As questions mount over Rolling Stone’s sexual assault allegation article, we should also be wary about taking on faith the notion that there is a prevailing “rape culture” on college campuses where one-in-five undergraduate women are victims of assault.
More than eight years ago my colleague Carrie Lukas took to task the then prevailing one-in-four statistic being bandied about as two Duke University lacrosse players were being indicted for rape. Those players were later exonerated, but the dubious statistics are still with us.
The Department of Justice (DOJ) just released findings from the National Crime Victimization Survey (NCVS) that should bring some much-needed perspective. Among college-age women (18 to 24), the DOJ found that:
…the rate of rape and sexual assault was 1.2 times higher for non-students [7.6 per 1,000] than students [6.1 per 1,000] for the period 1995–2013…Non-students (65,700) accounted for more than double the average annual number of rape and sexual assault victimizations compared to students (31,300).
As The Federalist explains:
…rather than one in five female college students becoming victims of sexual assault, the actual rate is 6.1 per 1,000 students, or 0.61 percent (instead of 1-in-5, the real number is 0.03-in-5). For non-students, the rate of sexual assault is 7.6 per 1,000 people.
The higher rate of victimization among non-students is important due in large part to recent accusations that U.S. colleges and universities are hotbeds of so-called “rape culture,” where sexual assault is endemic, and administrators and other students are happy to look the other way. The bogus “1 in 5″ statistic, which was the product of a highly suspect survey of only two universities and which paid respondents for their answers, has been repeatedly used as evidence of this pervasive rape culture on college campuses across the country.

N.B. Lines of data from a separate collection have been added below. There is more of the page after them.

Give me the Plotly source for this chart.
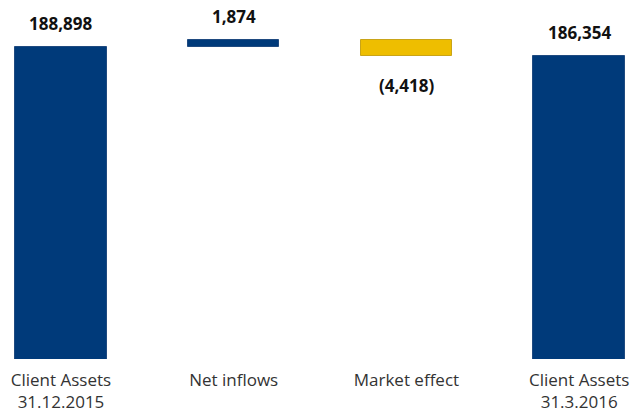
import plotly.graph_objects as go

categories = ["Client Assets<br>31.12.2015", "Net inflows", "Market effect", "Client Assets<br>31.3.2016"]
measures = ["absolute", "relative", "relative", "total"]
values = [188898, 1874, -4418, 186354]
value_labels = ["188,898", "1,874", "(4,418)", "186,354"]

BLUE = "#003A7A"
YELLOW = "#EEBE00"

# compute bases for waterfall
bases, heights, colors = [], [], []
running = 0
for m, v in zip(measures, values):
    if m == "absolute":
        bases.append(0); heights.append(v); running = v; colors.append(BLUE)
    elif m == "relative":
        bases.append(running); heights.append(v); running += v
        colors.append(BLUE if v >= 0 else YELLOW)
    else:
        bases.append(0); heights.append(running); colors.append(BLUE)

xs = list(range(len(categories)))

fig = go.Figure()
fig.add_trace(go.Bar(
    x=xs, y=heights, base=bases, width=0.53,
    marker=dict(color=colors, line=dict(color=["#1F4A80", "#1F4A80", "#C9A418", "#1F4A80"], width=1)),
    hoverinfo="skip", showlegend=False,
))

for x, b, h, lab, v in zip(xs, bases, heights, value_labels, values):
    if v >= 0:
        fig.add_annotation(x=x, y=b + h, text=f"<b>{lab}</b>", showarrow=False,
                           yanchor="bottom", yshift=10,
                           font=dict(family="Open Sans", size=17, color="#111111"))
    else:
        fig.add_annotation(x=x, y=b + h, text=f"<b>{lab}</b>", showarrow=False,
                           yanchor="top", yshift=-16,
                           font=dict(family="Open Sans", size=17, color="#111111"))

s = 280.0
top_val = values[0]
ymax = top_val + 47 * s
ymin = top_val - 312 * s

fig.update_layout(
    width=632, height=412,
    margin=dict(l=0, r=0, t=0, b=53),
    paper_bgcolor="white", plot_bgcolor="white",
    xaxis=dict(range=[-0.353, 3.306], tickvals=xs, ticktext=categories,
               showgrid=False, zeroline=False, showline=False, ticks="",
               automargin=False, ticklabelstandoff=9,
               tickfont=dict(family="Open Sans", size=17, color="#333333")),
    yaxis=dict(range=[ymin, ymax], visible=False, showgrid=False, zeroline=False),
    bargap=0,
)

fig.write_html("out.html", config={"displayModeBar": False},
               post_script="document.body.style.margin='0px';")
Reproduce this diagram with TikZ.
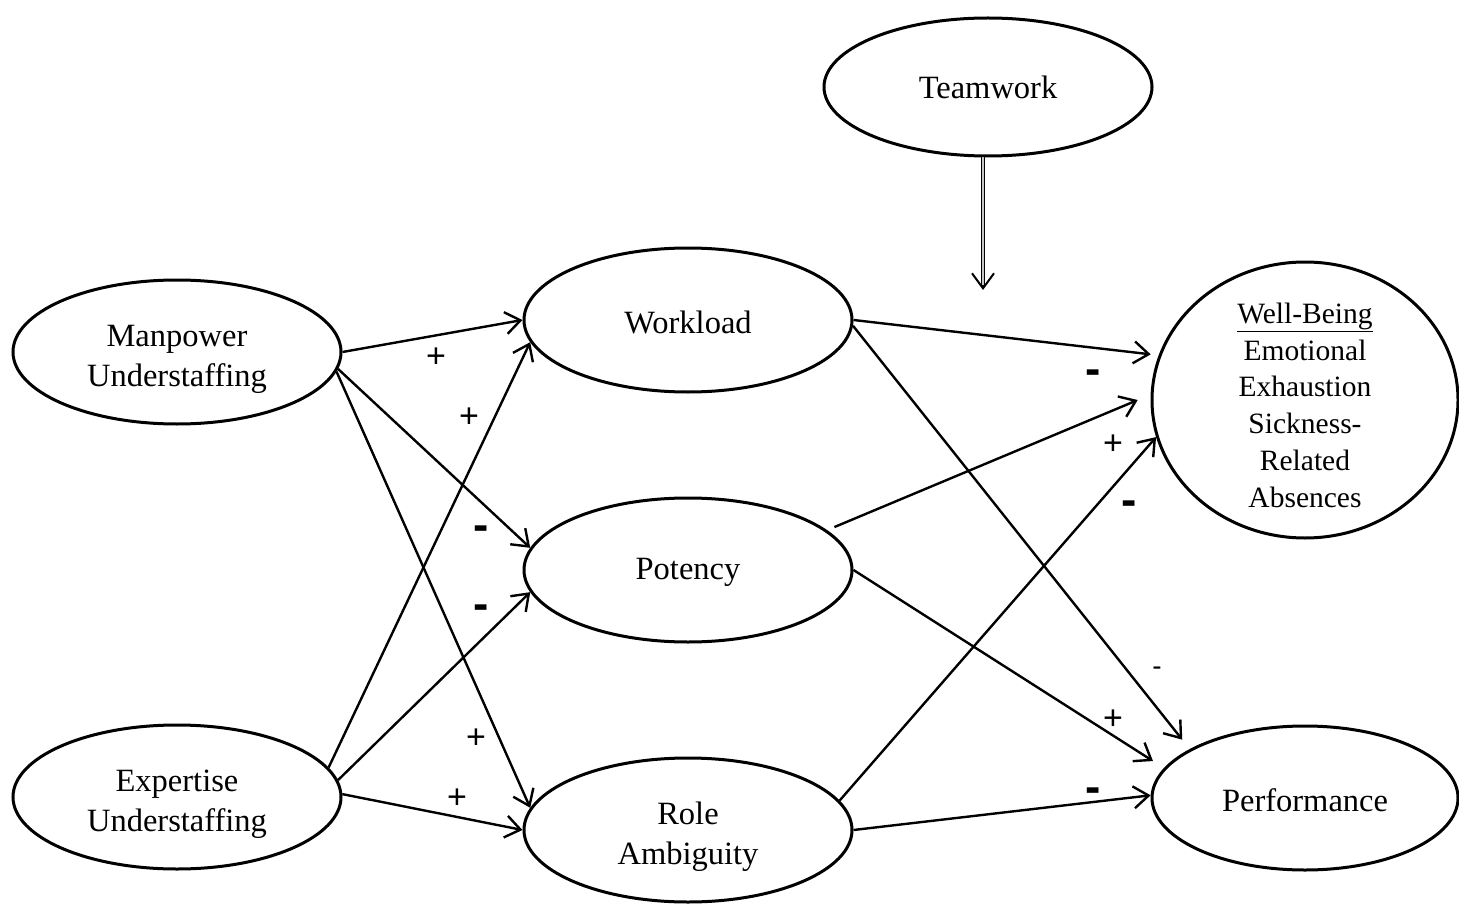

Another important finding from the DOJ is that while the likelihood of sexual assault has been declining since 1997 (for more on this see Charlotte Hays’ recent blog here), fully 80 percent of college-age women who have been raped or assaulted do not report their attacks to the police, compared to 67 percent of non-students. The reasons why student victims do not report being assault offer insight into possible solutions.
While non-students were more than three times as likely to have reported their victimization to officials other than the police (14 percent compared to 4 percent of student victims), student victims were more than twice as likely to state that they did not believe their victimization was important enough to report (12 percent compared to 5 percent of non-student victims) (p. 9).
After decades of federal programs, on-campus awareness campaigns, not to mention protests, counselors and support groups to help victims heal, how is it even possible that young college women believe an assault on them doesn’t matter?
Recent Obama Administration policies certainly don’t encourage undergraduates going to law enforcement (see here, here, and here).
Yet it’s likely that by sensationalizing sexual violence statistics well-meaning advocates may have raised public awareness at the expense of actual victims who may have been led to believe that their assaults paled in comparison.
There’s also a related and more fundamental problem, one that the Manhattan Institute’s Heather Mac Donald describes as “a squalid hook-up scene, the result of jettisoning all normative checks on promiscuous behavior.”
The result of denigrating consensual sexuality is that even actual victims of non-consentual, sexual assault may be inclined to minimize it.
As college and university officials nationwide work to keep all students safe—because men are also victims of sexual assault and violence—we need to begin with the fact that honesty—not sensationalism—is always the best policy.
It’s also worth recalling a principle that informed our Founding Era, to paraphrase Blackstone, and well after as reaffirmed by Alexis de Tocqueville, that rape was “an offence of so dark a nature” that it “ought to be strictly and impartially proved, and then as strictly and impartially punished,” namely, punished by death. Likewise, a false charge deserved “a punishment inferior only to that of the crime itself.”
The latest data indicate that the average convicted rapist serves around 10 years—in many instances far fewer. This is a statistic we need to update, publicize, and strengthen to help combat sexual assault and violence–and hold individuals accountable.